We are thrilled to welcome Vladimir Rodionov to the ReadySet Engineering team! He has spent over two decades solving difficult data-related problems at companies like Cloudera, Hortonworks and CarrierIQ. Additionally, he is the founder of CarrotDB and BigBase.org. At Readyset, he is a member of the Dataflow team helping us perfect the Readyset product.
We asked Vlad to share more details about his past work and why he’s excited to be at ReadySet.
Can you give us a brief overview of the data-related problems you’ve worked on previously?
With pleasure! There have been many of them, some work-related, others on the open source side.
I am an Apache committer to the Apache Ratis project, which is the Java implementation of the Raft consensus protocol. In addition, I have been a long-term contributor to the Apache HBase project, which is a NoSQL database designed based on the Google BigTable architecture.
I’ve been working in the Big Data/Hadoop space for more than a decade within different companies: CarrierIQ, SpliceMachine, HortonWorks, and Cloudera.

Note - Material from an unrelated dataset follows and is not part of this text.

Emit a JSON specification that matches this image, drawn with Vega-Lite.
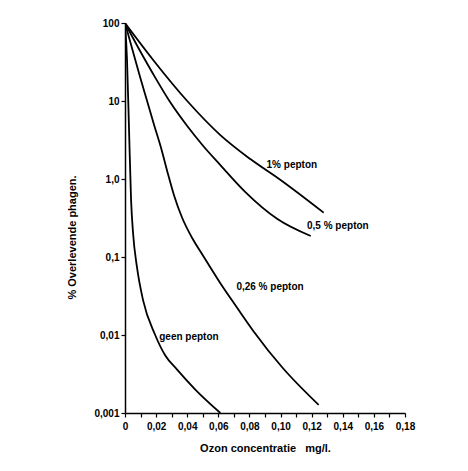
{
  "$schema": "https://vega.github.io/schema/vega-lite/v6.json",
  "autosize": "none",
  "width": 280,
  "height": 390,
  "padding": {"left": 125, "top": 23, "right": 63, "bottom": 58},
  "background": "white",
  "config": {
    "view": {"stroke": null},
    "font": "Liberation Sans",
    "axis": {"grid": false, "domainColor": "black", "tickColor": "black", "labelColor": "black", "titleColor": "black", "labelFont": "Liberation Sans", "titleFont": "Liberation Sans", "labelFontSize": 10, "labelFontWeight": "bold", "domainWidth": 1.5, "tickWidth": 1.2}
  },
  "datasets": {
    "curves": [
      {"serie": "1% pepton", "ozon": 0, "pct": 100},
      {"serie": "1% pepton", "ozon": 0.0181, "pct": 33.6},
      {"serie": "1% pepton", "ozon": 0.04, "pct": 10},
      {"serie": "1% pepton", "ozon": 0.0613, "pct": 3.66},
      {"serie": "1% pepton", "ozon": 0.0806, "pct": 1.8},
      {"serie": "1% pepton", "ozon": 0.1, "pct": 0.97},
      {"serie": "1% pepton", "ozon": 0.1277, "pct": 0.37},
      {"serie": "0,5 % pepton", "ozon": 0, "pct": 100},
      {"serie": "0,5 % pepton", "ozon": 0.0097, "pct": 43.8},
      {"serie": "0,5 % pepton", "ozon": 0.0181, "pct": 22.2},
      {"serie": "0,5 % pepton", "ozon": 0.029, "pct": 9.7},
      {"serie": "0,5 % pepton", "ozon": 0.04, "pct": 4.78},
      {"serie": "0,5 % pepton", "ozon": 0.0503, "pct": 2.65},
      {"serie": "0,5 % pepton", "ozon": 0.0613, "pct": 1.51},
      {"serie": "0,5 % pepton", "ozon": 0.0774, "pct": 0.68},
      {"serie": "0,5 % pepton", "ozon": 0.098, "pct": 0.307},
      {"serie": "0,5 % pepton", "ozon": 0.1194, "pct": 0.186},
      {"serie": "0,26 % pepton", "ozon": 0, "pct": 100},
      {"serie": "0,26 % pepton", "ozon": 0.0052, "pct": 42.5},
      {"serie": "0,26 % pepton", "ozon": 0.0097, "pct": 20.3},
      {"serie": "0,26 % pepton", "ozon": 0.0142, "pct": 10},
      {"serie": "0,26 % pepton", "ozon": 0.0187, "pct": 4.92},
      {"serie": "0,26 % pepton", "ozon": 0.0232, "pct": 2.5},
      {"serie": "0,26 % pepton", "ozon": 0.0271, "pct": 1.27},
      {"serie": "0,26 % pepton", "ozon": 0.0316, "pct": 0.61},
      {"serie": "0,26 % pepton", "ozon": 0.0368, "pct": 0.316},
      {"serie": "0,26 % pepton", "ozon": 0.0432, "pct": 0.175},
      {"serie": "0,26 % pepton", "ozon": 0.0503, "pct": 0.103},
      {"serie": "0,26 % pepton", "ozon": 0.0613, "pct": 0.046},
      {"serie": "0,26 % pepton", "ozon": 0.0723, "pct": 0.022},
      {"serie": "0,26 % pepton", "ozon": 0.0826, "pct": 0.0112},
      {"serie": "0,26 % pepton", "ozon": 0.1013, "pct": 0.0038},
      {"serie": "0,26 % pepton", "ozon": 0.1245, "pct": 0.00127},
      {"serie": "geen pepton", "ozon": 0, "pct": 100},
      {"serie": "geen pepton", "ozon": 0.0013, "pct": 33.6},
      {"serie": "geen pepton", "ozon": 0.0026, "pct": 4.25},
      {"serie": "geen pepton", "ozon": 0.0039, "pct": 0.54},
      {"serie": "geen pepton", "ozon": 0.0052, "pct": 0.2},
      {"serie": "geen pepton", "ozon": 0.0077, "pct": 0.074},
      {"serie": "geen pepton", "ozon": 0.0116, "pct": 0.028},
      {"serie": "geen pepton", "ozon": 0.0194, "pct": 0.01},
      {"serie": "geen pepton", "ozon": 0.0258, "pct": 0.0055},
      {"serie": "geen pepton", "ozon": 0.0335, "pct": 0.0036},
      {"serie": "geen pepton", "ozon": 0.0452, "pct": 0.002},
      {"serie": "geen pepton", "ozon": 0.0613, "pct": 0.001}
    ],
    "labels": [
      {"label": "1% pepton", "ozon": 0.091, "pct": 1.5},
      {"label": "0,5 % pepton", "ozon": 0.117, "pct": 0.25},
      {"label": "0,26 % pepton", "ozon": 0.0716, "pct": 0.041},
      {"label": "geen pepton", "ozon": 0.022, "pct": 0.0094}
    ]
  },
  "encoding": {
    "x": {
      "field": "ozon", "type": "quantitative",
      "scale": {"domain": [0, 0.18], "nice": false, "zero": false},
      "axis": {
        "values": [0, 0.01, 0.02, 0.03, 0.04, 0.05, 0.06, 0.07, 0.08, 0.09, 0.1, 0.11, 0.12, 0.13, 0.14, 0.15, 0.16, 0.17, 0.18],
        "format": ".2f",
        "labelExpr": "datum.value == 0 ? '0' : (round(datum.value * 100) % 2 == 0 ? replace(datum.label, '.', ',') : '')",
        "labelOverlap": false,
        "labelFlush": false,
        "labelFontSize": 10,
        "tickSize": 4, "labelPadding": 4,
        "title": "Ozon concentratie\u00a0\u00a0\u00a0mg/l.", "titleFontSize": 11, "titleFontWeight": "bold", "titlePadding": 11
      }
    },
    "y": {
      "field": "pct", "type": "quantitative",
      "scale": {"type": "log", "domain": [0.001, 100], "nice": false},
      "axis": {
        "values": [0.001, 0.01, 0.1, 1, 10, 100],
        "labelExpr": "datum.value == 100 ? '100' : datum.value == 10 ? '10' : datum.value == 1 ? '1,0' : datum.value == 0.1 ? '0,1' : datum.value == 0.01 ? '0,01' : '0,001'",
        "labelOverlap": false,
        "labelFlush": false,
        "tickSize": 4, "labelPadding": 2,
        "title": "% Overlevende phagen.", "titleFontSize": 11, "titleFontWeight": "bold",
        "titleX": -53, "titleY": 214, "titleAngle": -90, "titleAlign": "center", "titleBaseline": "middle"
      }
    }
  },
  "layer": [
    {
      "data": {"name": "curves"},
      "mark": {"type": "line", "interpolate": "monotone", "color": "black", "strokeWidth": 1.8, "clip": true},
      "encoding": {
        "detail": {"field": "serie"}
      }
    },
    {
      "data": {"name": "labels"},
      "mark": {"type": "text", "align": "left", "baseline": "middle", "font": "Liberation Sans", "fontSize": 10, "fontWeight": "bold", "color": "black"},
      "encoding": {
        "text": {"field": "label"}
      }
    }
  ]
}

So far, my most significant HBase contributions are incremental data backup support in HBase and distributed medium-sized objects compaction. The incremental backup feature in HBase allows users to create full and/or incremental data snapshots and store them somewhere in cloud storage which allows them to restore data quickly on demand. To the best of my knowledge, this is the only implementation of incremental backup among distributed NoSQL databases so far.
The distributed MOB (medium size objects) compaction work began as a severe data loss bug for one of our past customers, which resulted in a complete re-engineering of the overall data compaction process. We moved from single-server, single thread compaction to a distributed parallel compaction framework which drastically improved performance and stability.
I also work on my own open source projects:
- BigBase: a read-optimized version of HBase. BigBase introduced an in-memory row cache (ScanCache in BigTable) and improved performance significantly on read-heavy workloads. One of the novel features of Row Cache in BigBase is in memory data compression. Row Cache supports data compression in memory, using different compression algorithms. It can do it more efficiently than other data caches because it groups cached objects together and compresses them by groups. This works much better than compressing objects separately, especially when the object size is small.
- Velociraptor: a hierarchical caching solution for distributed OLAP query engine Presto. Velociraptor replaces RaptorX, the current caching solution in Presto. It has several significant advantages over RaptorX: it does not use Java heap memory to keep data - only off-heap, it can cache data on fast SSD disks, and it is much more scalable.
All my projects can be found on my GitHub page.
What brought you to ReadySet? Coming from someone who has been thinking hard about this problem for years now, what about ReadySet’s approach makes it stand out?
Database caching is important for several reasons:
- Improved performance: Caching helps to improve the performance of a database by reducing the amount of time it takes to retrieve data. When data is frequently accessed, it is stored in the cache memory. Subsequent requests for the same data can be served from the cache, which is faster than retrieving it from the disk.
- Reduced database load: By reducing the number of times a database has to access disk, caching can help reduce the load on the database. This can lead to better overall system performance and a more responsive user experience.
- Scalability: Caching can also help to improve the scalability of a database by reducing the need for additional hardware. By caching frequently accessed data, the database can handle more concurrent users and transactions without requiring additional resources.
- Cost savings: Caching can help to reduce the cost of running a database by reducing the need for expensive hardware and software licenses. By optimizing the performance of the existing hardware, caching can help to extend the life of the hardware and reduce the need for expensive upgrades.
However, caching database query results can lead to issues when the underlying data in the database changes, as the cached data may no longer be accurate or relevant. Therefore, we need to invalidate cached data properly.
There are two major strategies for database cache invalidation: time-based invalidation, where cached data is automatically removed after a set amount of time, and event-based invalidation, where cached data is invalidated when a specific event occurs in the database, such as an update or deletion. This usually happens on a table level due to overall complexity of finer granularity support - every update or delete operation on a database table invalidates all caches for this particular table.
As you might expect, both approaches are sub-optimal, but for very different reasons. Time-based invalidation provides good performance, but no data consistency guarantee - there is a high chance that stale data will be served, sometimes very stale. On the contrary, event-based invalidation on a table level provides data consistency but poor performance, because the cache is invalidated very often, on every mutation operation which hits a table.
With traditional caching approaches, you have to make a decision between data consistency and performance.
ReadySet solves this dilemma and offers users both: consistency (eventual, but with a very short convergence time) and performance. It is an event-based type of data invalidation but with a very fine granularity. Data will be invalidated only when it MUST be invalidated - cached query results will be automatically updated only when they become irrelevant and stale, exactly as that happens, at the time of impacting writes.
ReadySet’s caching technology is based on a solid mathematical foundation and, in theory, can be applied not only to SQL but to other data query languages as well (not solely SQL based).
I got so interested in working at ReadySet because I saw the opportunity to apply my knowledge in data caching directly. I’m excited to be a team that is creating an impact on a space that I am deeply passionate about!